New state law aims to protect kennel animals from fire

  • A fire at a kennel near Carol Stream sparked a new state law designed to protect dogs and cats housed at such facilities.

      A fire at a kennel near Carol Stream sparked a new state law designed to protect dogs and cats housed at such facilities. Bev Horne | Staff Photographer

 
Daily Herald report
Updated 8/6/2019 6:01 PM

A new state law designed to protect dogs and cats housed in kennels -- spurred by a Jan. 14 blaze that killed 29 canines in a facility near Carol Stream -- will take effect immediately.

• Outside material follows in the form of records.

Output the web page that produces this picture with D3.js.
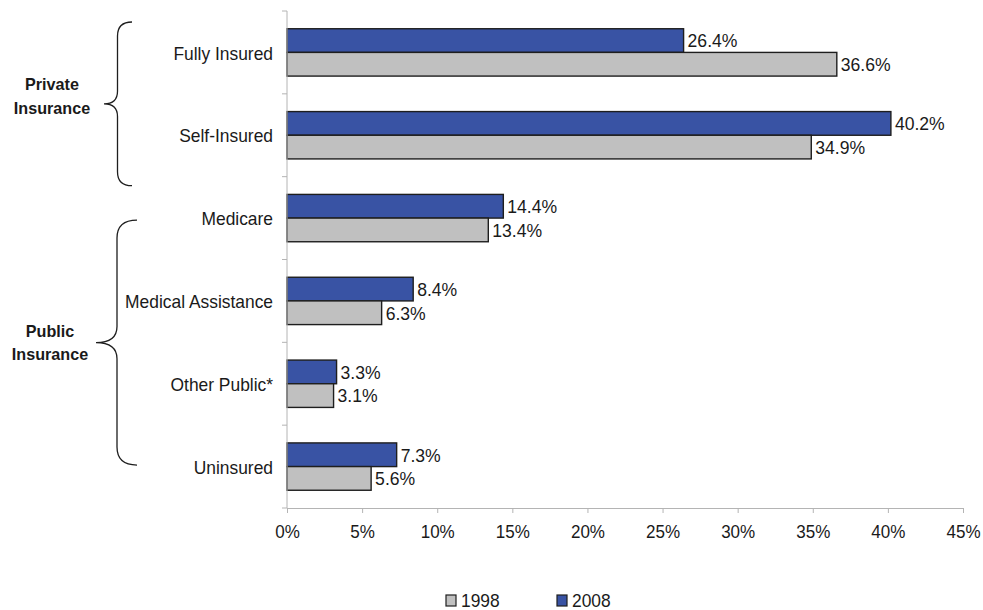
<!DOCTYPE html>
<html>
<head>
<meta charset="utf-8">
<script src="https://cdn.jsdelivr.net/npm/d3@7"></script>
<style>
  html, body { margin: 0; padding: 0; background: #fff; }
  svg { display: block; font-family: "Liberation Sans", Arial, sans-serif; }
</style>
</head>
<body>
<svg id="chart" width="983" height="610"></svg>
<script>
// Share of coverage by insurance type, 1998 vs 2008
const categories = ["Fully Insured", "Self-Insured", "Medicare", "Medical Assistance", "Other Public*", "Uninsured"];
const values1998 = [36.6, 34.9, 13.4, 6.3, 3.1, 5.6];
const values2008 = [26.4, 40.2, 14.4, 8.4, 3.3, 7.3];
const seriesNames = ["2008", "1998"];
const xTicks = [0, 5, 10, 15, 20, 25, 30, 35, 40, 45];
const groups = [
  { label: ["Private", "Insurance"], from: "Fully Insured", to: "Self-Insured" },
  { label: ["Public", "Insurance"], from: "Medicare", to: "Uninsured" }
];

const colors = { "1998": "#c0c0c0", "2008": "#3953a4" };
const textColor = "#1a1a1a";
const axisColor = "#b4b4b4";
const fontSize = 18.5;

const svg = d3.select("#chart");

const x = d3.scaleLinear().domain([0, 45]).range([287, 963]);
const y = d3.scaleBand().domain(categories).range([11, 508]).padding(0);
const ySub = d3.scaleBand().domain(seriesNames).range([0, y.bandwidth()]).paddingOuter(0.75).paddingInner(0);

// Slightly narrow the regular text
function squeeze(sel, k) {
  sel.each(function () {
    const w = this.getComputedTextLength();
    d3.select(this).attr("textLength", w * k).attr("lengthAdjust", "spacingAndGlyphs");
  });
}

const rows = categories.map((c, i) => ({ cat: c, "1998": values1998[i], "2008": values2008[i] }));

// Bars
const g = svg.append("g");
const row = g.selectAll("g.row").data(rows).join("g")
  .attr("class", "row")
  .attr("transform", d => `translate(0,${y(d.cat)})`);

row.selectAll("rect").data(d => seriesNames.map(s => ({ s, v: d[s] }))).join("rect")
  .attr("x", x(0))
  .attr("y", d => ySub(d.s))
  .attr("width", d => x(d.v) - x(0))
  .attr("height", ySub.bandwidth())
  .attr("fill", d => colors[d.s])
  .attr("stroke", "#1e1e1e")
  .attr("stroke-width", 1.4);

const valueLabels = row.selectAll("text.val").data(d => seriesNames.map(s => ({ s, v: d[s] }))).join("text")
  .attr("class", "val")
  .attr("x", d => x(d.v) + 4)
  .attr("y", d => ySub(d.s) + ySub.bandwidth() / 2 + 6.8)
  .attr("font-size", fontSize)
  .attr("fill", textColor)
  .text(d => d.v.toFixed(1) + "%");
squeeze(valueLabels, 0.95);

// Y axis (category boundaries)
const yAxisG = svg.append("g");
yAxisG.append("line")
  .attr("x1", x(0)).attr("x2", x(0))
  .attr("y1", y.range()[0]).attr("y2", y.range()[1])
  .attr("stroke", axisColor).attr("stroke-width", 1);
const bounds = categories.map(c => y(c)).concat([y.range()[1]]);
yAxisG.selectAll("line.tk").data(bounds).join("line")
  .attr("class", "tk")
  .attr("x1", x(0) - 5).attr("x2", x(0))
  .attr("y1", d => d).attr("y2", d => d)
  .attr("stroke", axisColor);

const catLabels = svg.append("g").selectAll("text").data(categories).join("text")
  .attr("x", 273)
  .attr("y", d => y(d) + y.bandwidth() / 2 + 7.2)
  .attr("text-anchor", "end")
  .attr("font-size", fontSize)
  .attr("fill", textColor)
  .text(d => d);
squeeze(catLabels, 0.94);

// X axis
const xAxis = d3.axisBottom(x).tickValues(xTicks).tickSize(5).tickPadding(12).tickFormat(d => d + "%");
const xg = svg.append("g").attr("transform", `translate(0,${y.range()[1]})`).call(xAxis);
xg.select(".domain").attr("stroke", axisColor);
xg.selectAll(".tick line").attr("stroke", axisColor);
xg.selectAll(".tick text")
  .attr("font-size", fontSize)
  .attr("font-family", "Liberation Sans, Arial, sans-serif")
  .attr("fill", textColor);
squeeze(xg.selectAll(".tick text"), 0.92);

// Group braces
const braceSpecs = [
  { top: y("Fully Insured") + 11, bot: y("Self-Insured") + y.bandwidth() + 9, xe: 132, xl: 117.5, xt: 104, r: 14, ly: -13.5, lx: 52 },
  { top: y("Medicare") + y.bandwidth() / 2 + 2, bot: y("Uninsured") + y.bandwidth() / 2 - 1.5, xe: 137, xl: 117, xt: 96, r: 18, ly: -6, lx: 50 }
];
groups.forEach((grp, i) => {
  const b = braceSpecs[i];
  const mid = (b.top + b.bot) / 2;
  const p = d3.path();
  p.moveTo(b.xe, b.top);
  p.quadraticCurveTo(b.xl, b.top, b.xl, b.top + b.r);
  p.lineTo(b.xl, mid - b.r * 0.9);
  p.quadraticCurveTo(b.xl, mid, b.xt, mid);
  p.quadraticCurveTo(b.xl, mid, b.xl, mid + b.r * 0.9);
  p.lineTo(b.xl, b.bot - b.r);
  p.quadraticCurveTo(b.xl, b.bot, b.xe, b.bot);
  svg.append("path").attr("d", p.toString())
    .attr("fill", "none").attr("stroke", "#1e1e1e").attr("stroke-width", 1.3);

  const gl = svg.append("g").selectAll("text").data(grp.label).join("text")
    .attr("x", b.lx)
    .attr("y", (d, j) => mid + b.ly + j * 23.5)
    .attr("text-anchor", "middle")
    .attr("font-size", 17)
    .attr("font-weight", "bold")
    .attr("fill", textColor)
    .text(d => d);
  squeeze(gl, 0.95);
});

// Legend
const legendItems = ["1998", "2008"];
const legend = svg.append("g").selectAll("g").data(legendItems).join("g")
  .attr("transform", (d, i) => `translate(${446 + i * 111},595)`);
legend.append("rect")
  .attr("width", 10).attr("height", 11)
  .attr("fill", d => colors[d])
  .attr("stroke", "#1e1e1e").attr("stroke-width", 1.2);
const legText = legend.append("text")
  .attr("x", 15).attr("y", 11.5)
  .attr("font-size", fontSize)
  .attr("fill", textColor)
  .text(d => d);
squeeze(legText, 0.94);
</script>
</body>
</html>
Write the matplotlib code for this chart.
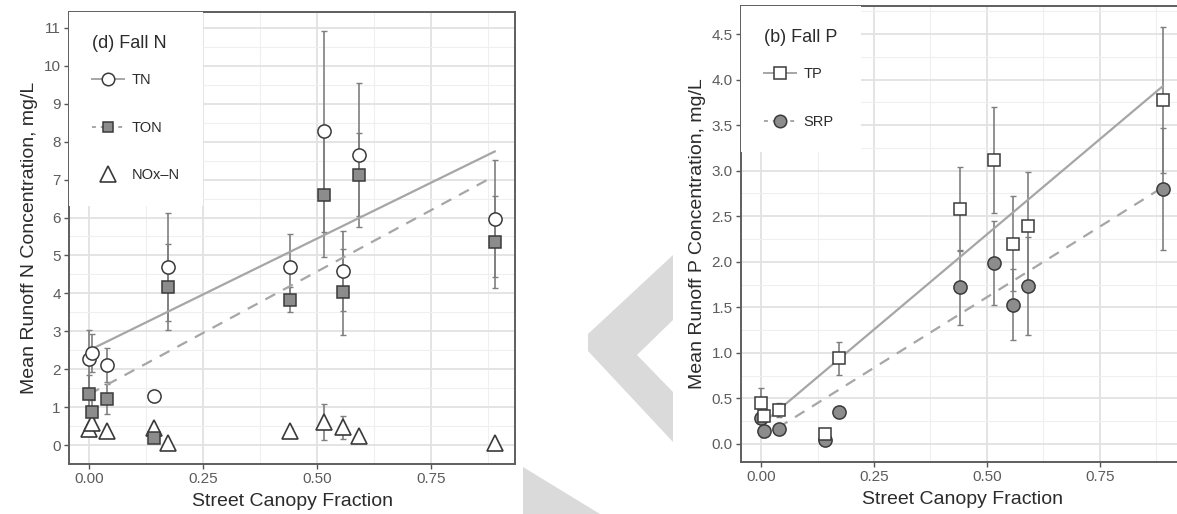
import numpy as np
import matplotlib
matplotlib.use("Agg")
import matplotlib.pyplot as plt
from matplotlib.lines import Line2D
from matplotlib.patches import Polygon
from matplotlib.ticker import MultipleLocator

plt.rcParams['font.family'] = ['Liberation Sans', 'DejaVu Sans']

# street canopy fraction for the ten sites
canopy = [0.0, 0.007, 0.04, 0.142, 0.172, 0.44, 0.516, 0.558, 0.591, 0.89]

# (d) Fall N
tn = [2.27, 2.42, 2.12, 1.29, 4.70, 4.70, 8.27, 4.59, 7.65, 5.97]
tn_err = [0.76, 0.5, 0.45, 0.0, 1.42, 0.87, 2.64, 1.06, 1.9, 1.55]
ton = [1.35, 0.88, 1.22, 0.19, 4.17, 3.83, 6.60, 4.04, 7.13, 5.36]
ton_err = [0.5, 0.3, 0.4, 0.0, 1.14, 0.33, 1.64, 1.14, 1.1, 1.22]
nox = [0.43, 0.58, 0.37, 0.44, 0.05, 0.36, 0.60, 0.47, 0.23, 0.06]
nox_err = [0.1, 0.1, 0.05, 0.0, 0.0, 0.1, 0.47, 0.3, 0.1, 0.0]

# (b) Fall P
tp = [0.45, 0.30, 0.37, 0.11, 0.94, 2.58, 3.12, 2.20, 2.39, 3.78]
tp_err = [0.16, 0.05, 0.08, 0.0, 0.18, 0.46, 0.58, 0.52, 0.6, 0.8]
srp = [0.28, 0.14, 0.16, 0.04, 0.35, 1.72, 1.99, 1.53, 1.73, 2.80]
srp_err = [0.05, 0.05, 0.03, 0.0, 0.0, 0.41, 0.46, 0.39, 0.54, 0.67]

# linear fits: (intercept, slope)
tn_fit = (2.50, 5.89)
ton_fit = (1.34, 6.47)
tp_fit = (0.21, 4.18)
srp_fit = (0.06, 3.10)

W, H = 1177, 514
EDGE = '#3a3a3a'
FILL = '#8c8c8c'
LINE = '#a6a6a6'
ERR = '#7f7f7f'
TXT = '#2b2b2b'
TICK = '#555555'

fig = plt.figure(figsize=(W / 100, H / 100), dpi=100)


def px(x, y):
    return (x / W, 1 - y / H)


# light grey watermark shapes behind everything
chev = [(673, 255), (588, 334), (588, 351), (673, 442), (673, 392), (637, 355), (673, 320)]
fig.add_artist(Polygon([px(*p) for p in chev], closed=True, transform=fig.transFigure,
                       facecolor='#dadada', edgecolor='none', zorder=-5))
wedge = [(523, 467), (523, 514), (600, 514)]
fig.add_artist(Polygon([px(*p) for p in wedge], closed=True, transform=fig.transFigure,
                       facecolor='#dadada', edgecolor='none', zorder=-5))

axL = fig.add_axes([69 / W, 1 - 464 / H, (515 - 69) / W, (464 - 12) / H])
axR = fig.add_axes([741 / W, 1 - 462 / H, (1183 - 741) / W, (462 - 6) / H])
for a in (axL, axR):
    a.patch.set_alpha(0)


def style(ax, ymaj, ymin):
    ax.set_xlim(-0.0445, 0.9345)
    ax.xaxis.set_major_locator(MultipleLocator(0.25))
    ax.xaxis.set_minor_locator(MultipleLocator(0.125))
    ax.yaxis.set_major_locator(MultipleLocator(ymaj))
    ax.yaxis.set_minor_locator(MultipleLocator(ymin))
    ax.grid(True, which='major', color='#e2e2e2', lw=1.3, zorder=0)
    ax.grid(True, which='minor', color='#efefef', lw=0.8, zorder=0)
    ax.set_axisbelow(True)
    for s in ax.spines.values():
        s.set_color('#5e5e5e')
        s.set_linewidth(1.4)
    ax.tick_params(which='major', length=3.5, width=1, color=TICK, labelcolor='#5c5c5c',
                   labelsize=11, pad=2.5)
    ax.tick_params(which='minor', length=0)
    ax.set_xlabel('Street Canopy Fraction', fontsize=14, color=TXT, labelpad=5)


def errs(ax, y, e):
    xs = [x for x, v in zip(canopy, e) if v > 0]
    ys = [a for a, v in zip(y, e) if v > 0]
    es = [v for v in e if v > 0]
    ax.errorbar(xs, ys, yerr=es, fmt='none', ecolor=ERR, elinewidth=1.2, capsize=2,
                capthick=1, zorder=2)


def fit(ax, p, ls):
    xx = np.array([min(canopy), max(canopy)])
    ax.plot(xx, p[0] + p[1] * xx, color=LINE, lw=1.6, ls=ls, zorder=3,
            dashes=(5, 4) if ls == '--' else (None, None))


def legend(ax, handles, labels, title):
    leg = ax.legend(handles, labels, title=title, loc='upper left',
                    borderaxespad=0, borderpad=1.6, labelspacing=2.3, handlelength=2.2,
                    handletextpad=0.5, fontsize=10.5, title_fontsize=13,
                    frameon=True, facecolor='white', edgecolor='none', fancybox=False,
                    framealpha=1)
    leg._legend_box.align = 'left'
    leg._legend_box.sep = 15   # tighter gap between title and first key
    leg.get_title().set_color(TXT)
    for t in leg.get_texts():
        t.set_color(TXT)
    leg.set_zorder(10)


# ---- left panel: N ----
style(axL, 1, 0.5)
axL.set_ylim(-0.5, 11.42)
axL.set_yticks(range(0, 12))
axL.set_ylabel('Mean Runoff N Concentration, mg/L', fontsize=14, color=TXT, labelpad=4)
fit(axL, tn_fit, '-')
fit(axL, ton_fit, '--')
errs(axL, tn, tn_err)
errs(axL, ton, ton_err)
errs(axL, nox, nox_err)
axL.plot(canopy, nox, ls='none', marker='^', ms=12, mfc='white', mec=EDGE, mew=1.2, zorder=4)
axL.plot(canopy, ton, ls='none', marker='s', ms=8, mfc=FILL, mec=EDGE, mew=1.1, zorder=5)
axL.plot(canopy, tn, ls='none', marker='o', ms=9.5, mfc='white', mec=EDGE, mew=1.1, zorder=6)

hL = [Line2D([], [], color=LINE, lw=1.4, marker='o', ms=9, mfc='white', mec=EDGE, mew=1.1),
      Line2D([], [], color=LINE, lw=1.4, ls='--', dashes=(2, 2.5), marker='s', ms=7.5,
             mfc=FILL, mec=EDGE, mew=1.1),
      Line2D([], [], ls='none', marker='^', ms=11, mfc='white', mec=EDGE, mew=1.2)]
legend(axL, hL, ['TN', 'TON', 'NOx\u2013N'], '(d) Fall N')

# ---- right panel: P ----
style(axR, 0.5, 0.25)
axR.set_ylim(-0.2, 4.81)
axR.set_yticks(np.arange(0, 4.6, 0.5))
axR.set_ylabel('Mean Runoff P Concentration, mg/L', fontsize=14, color=TXT, labelpad=4)
fit(axR, tp_fit, '-')
fit(axR, srp_fit, '--')
errs(axR, tp, tp_err)
errs(axR, srp, srp_err)
axR.plot(canopy, srp, ls='none', marker='o', ms=9.5, mfc=FILL, mec=EDGE, mew=1.1, zorder=4)
axR.plot(canopy, tp, ls='none', marker='s', ms=8.5, mfc='white', mec=EDGE, mew=1.1, zorder=5)

hR = [Line2D([], [], color=LINE, lw=1.4, marker='s', ms=8, mfc='white', mec=EDGE, mew=1.1),
      Line2D([], [], color=LINE, lw=1.4, ls='--', dashes=(2, 2.5), marker='o', ms=9,
             mfc=FILL, mec=EDGE, mew=1.1)]
legend(axR, hR, ['TP', 'SRP'], '(b) Fall P')

fig.savefig('out.png', dpi=100)
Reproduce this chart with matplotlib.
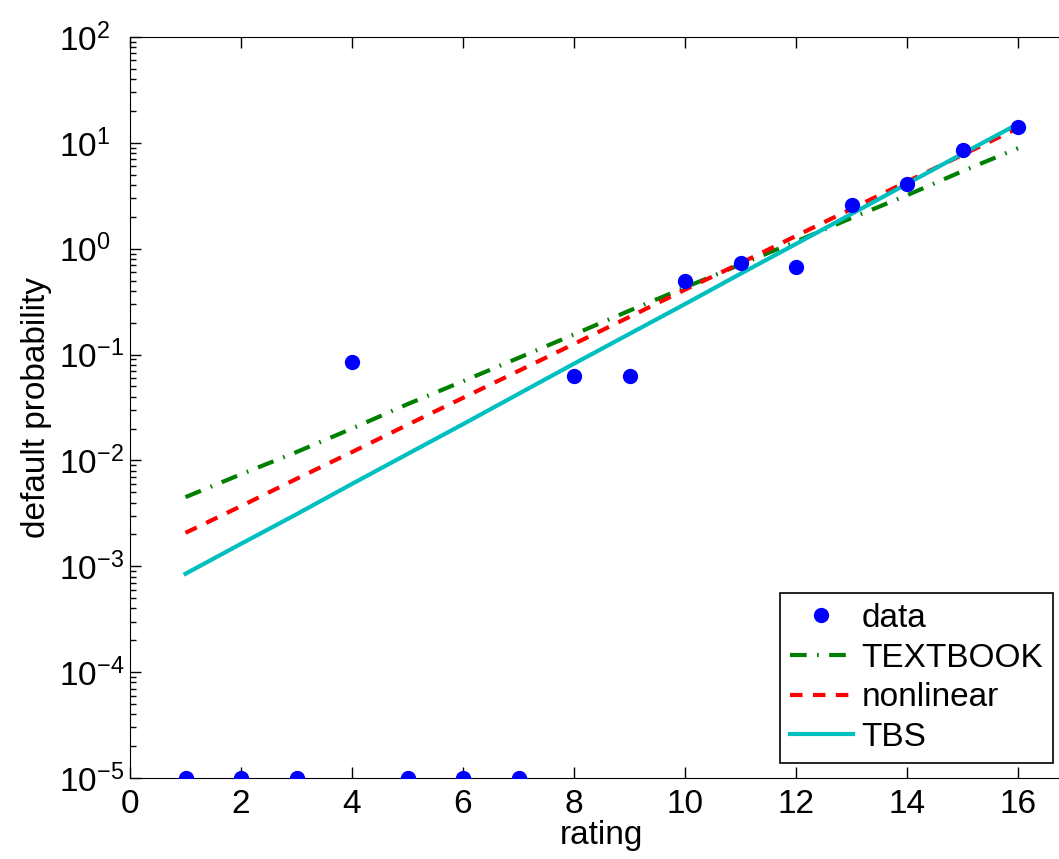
import matplotlib
matplotlib.use("Agg")
import matplotlib.pyplot as plt
from matplotlib.ticker import LogLocator, NullFormatter, FixedLocator

plt.rcParams['font.family'] = ['Liberation Sans', 'DejaVu Sans']
plt.rcParams['mathtext.fontset'] = 'custom'
plt.rcParams['mathtext.rm'] = 'Liberation Sans'

# данные
rating = list(range(1, 17))
data = [1e-5, 1e-5, 1e-5, 0.085, 1e-5, 1e-5, 1e-5, 0.063, 0.063, 0.50,
        0.73, 0.67, 2.6, 4.1, 8.6, 14.0]
textbook = [0.0045, 0.0074, 0.012, 0.020, 0.034, 0.056, 0.093, 0.155, 0.26, 0.43,
            0.71, 1.17, 1.95, 3.2, 5.4, 8.9]
nonlinear = [0.00207, 0.0037, 0.0067, 0.012, 0.0217, 0.039, 0.070, 0.126, 0.227, 0.41,
             0.73, 1.32, 2.38, 4.3, 7.7, 13.8]
tbs = [0.00085, 0.00163, 0.0031, 0.0060, 0.0115, 0.022, 0.0425, 0.082, 0.157, 0.30,
       0.58, 1.11, 2.13, 4.1, 7.9, 15.1]
xticks = [0, 2, 4, 6, 8, 10, 12, 14, 16]
yticks = [1e-5, 1e-4, 1e-3, 1e-2, 1e-1, 1e0, 1e1, 1e2]

fig = plt.figure(figsize=(10.59, 8.59), dpi=100)
# правая граница осей (x = 17) уходит за край картинки
ax = fig.add_axes([130 / 1059, 1 - 778 / 859, 943.5 / 1059, 741 / 859])

ax.plot(rating, data, 'o', color='blue', markersize=10, label='data', zorder=3)
ax.plot(rating, textbook, color=(0, 0.5, 0), linewidth=3, dashes=(4, 2.5, 0.4, 2.5), label='TEXTBOOK')
ax.plot(rating, nonlinear, color='red', linewidth=3, dashes=(3, 2.5), label='nonlinear')
ax.plot(rating, tbs, color=(0, 0.75, 0.75), linewidth=3, label='TBS')

ax.set_yscale('log')
ax.set_xlim(0, 17)
ax.set_ylim(1e-5, 1e2)
ax.xaxis.set_major_locator(FixedLocator(xticks))
ax.yaxis.set_major_locator(FixedLocator(yticks))
ax.yaxis.set_minor_locator(LogLocator(base=10, subs=range(2, 10), numticks=20))
ax.yaxis.set_minor_formatter(NullFormatter())

ax.tick_params(which='both', direction='in', top=True, right=True, labelsize=24)
ax.tick_params(which='major', length=8, width=1)
ax.tick_params(which='minor', length=4, width=1)
ax.tick_params(axis='x', pad=8)
# как в MATLAB: подписи оси y выровнены по левому краю
ax.tick_params(axis='y', pad=51)
plt.setp(ax.get_yticklabels(), ha='left')

ax.set_xlabel('rating', fontsize=24, labelpad=0)
ax.set_ylabel('default probability', fontsize=24)
ax.yaxis.set_label_coords(-0.083, 0.5)

leg = ax.legend(loc='lower right', bbox_to_anchor=(1053 / 1059, 1 - 763 / 859),
                bbox_transform=fig.transFigure, borderaxespad=0,
                fontsize=24, fancybox=False, edgecolor='black', framealpha=1,
                handlelength=1.9, handletextpad=0.25, borderpad=0.3, labelspacing=0.26)
leg.get_frame().set_linewidth(1.2)

fig.savefig('out.png', dpi=100)
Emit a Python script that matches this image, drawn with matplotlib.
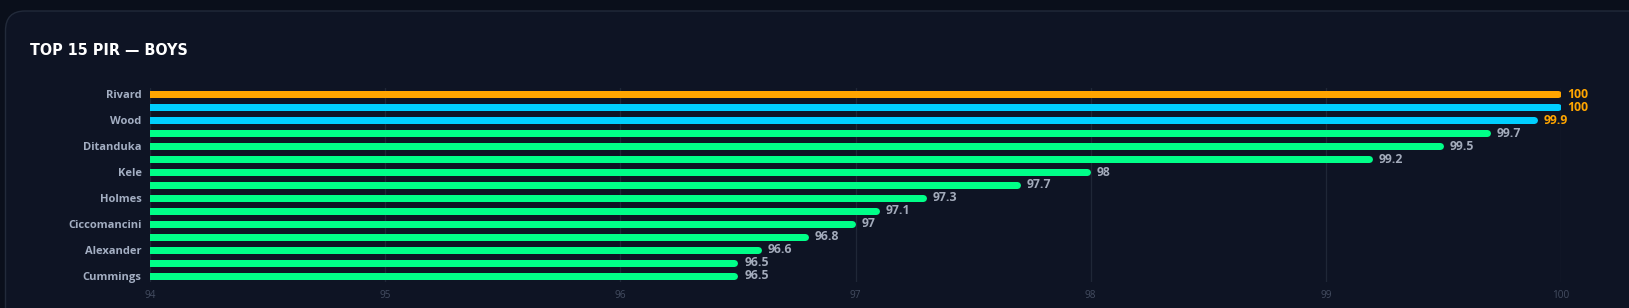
import matplotlib
matplotlib.use("Agg")
import matplotlib.pyplot as plt
from matplotlib.patches import FancyBboxPatch

# data (hidden labels left blank)
names = ["Rivard", "", "Wood", "", "Ditanduka", "", "Kele", "", "Holmes", "",
         "Ciccomancini", "", "Alexander", "", "Cummings"]
pir = [100, 100, 99.9, 99.7, 99.5, 99.2, 98, 97.7, 97.3, 97.1, 97, 96.8, 96.6, 96.5, 96.5]
xticks = [94, 95, 96, 97, 98, 99, 100]

W, H = 1629, 308
fig = plt.figure(figsize=(W / 100, H / 100), dpi=100)
fig.patch.set_facecolor("#0a0f1b")

# card
card = FancyBboxPatch((5.5 / W, -0.2), 1.2, (H - 11) / H + 0.2,
                      boxstyle="round,pad=0,rounding_size=0.012",
                      transform=fig.transFigure, facecolor="#0e1424",
                      edgecolor="#222a3a", linewidth=1.0, mutation_aspect=W / H,
                      zorder=-5)
fig.patches.append(card)

fig.text(30 / W, 1 - 50.5 / H, "TOP 15 PIR — BOYS", color="white",
         fontsize=11.5, fontweight="heavy", fontstretch="condensed",
         family="DejaVu Sans", va="center", ha="left")

left, right = 150 / W, 1561 / W
bottom, top = 1 - 282 / H, 1 - 88 / H
ax = fig.add_axes([left, bottom, right - left, top - bottom])
ax.set_facecolor("none")
ax.set_xlim(94, 100)
ax.set_ylim(len(pir) - 0.5, -0.5)

# bar colours: leader orange, next two cyan, rest green
colors = ["#ffa500"] + ["#00cfff"] * 2 + ["#00ff88"] * (len(pir) - 3)
lab_colors = ["#ffa500"] * 3 + ["#a3abbb"] * (len(pir) - 3)

lw_px = 7
px_per_unit = (right - left) * W / 6
r = (lw_px / 2) / px_per_unit
y = list(range(len(pir)))
for i, v in enumerate(pir):
    ax.hlines(i, 93.5, v - r, color=colors[i], linewidth=lw_px * 0.72,
              capstyle="round", zorder=3)
    ax.annotate(f"{v:g}", (v, i), xytext=(4.5, 0), textcoords="offset points",
                va="center", ha="left", color=lab_colors[i], fontsize=8.8,
                fontweight="bold", family="Open Sans", annotation_clip=False)

ax.set_xticks(xticks)
ax.set_xticklabels([str(t) for t in xticks])
ax.grid(axis="x", color="#1f2737", linewidth=0.9, zorder=0)
ax.tick_params(axis="x", length=0, pad=6, labelsize=7.2, labelcolor="#434c60")
ax.set_yticks([i for i in y if names[i]])
ax.set_yticklabels([n for n in names if n])
ax.tick_params(axis="y", length=0, pad=6, labelsize=8.0, labelcolor="#a3aec2")
for lbl in ax.get_yticklabels():
    lbl.set_fontweight("bold")
    lbl.set_family("Open Sans")
for lbl in ax.get_xticklabels():
    lbl.set_family("Open Sans")
for s in ax.spines.values():
    s.set_visible(False)

fig.savefig("out.png", dpi=100, facecolor=fig.get_facecolor())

Gov. J.B. Pritzker signed the law Tuesday to require kennels to be staffed at all times or install a fire alarm or sprinkler system in every building where animals are housed that notifies local fire departments.

                                                                                                                                                                                                                       
 

The law "will protect pets from senseless tragedies and further our state's commitment to animal welfare," Pritzker said in a news release.

Woodridge resident Garrett Mercado, the operator of The Bully Life Animal Services -- formerly D & D Kennels -- faces 28 misdemeanor charges stemming from the early morning fire, including 14 counts of animal cruelty and 14 counts of violation of owner's duties.

An investigation determined the kennel was housing at least 58 dogs, many of which were mistreated, inappropriately tethered, placed in cages that were too small, or kept in crates stacked on top of one another, DuPage County State's Attorney Robert Berlin said during a news conference last month.

The facility along County Farm Road near North Avenue lacked fire prevention safety measures, Berlin said, and no one was on site to supervise the animals when the fire broke out.

The kennel has been closed since the fire, and a sign at the site indicates the property is for sale.

"Today's legislation is a win for dog and cat owners across Illinois, who can now rest assured that if they have to leave their beloved pets at a kennel, they will be protected in the event of a fire," state Rep. Diane Pappas, an Itasca Democrat, said in a news release. "With this law, Illinois becomes the first state in the nation to extend these kennel fire protections to our furry family members."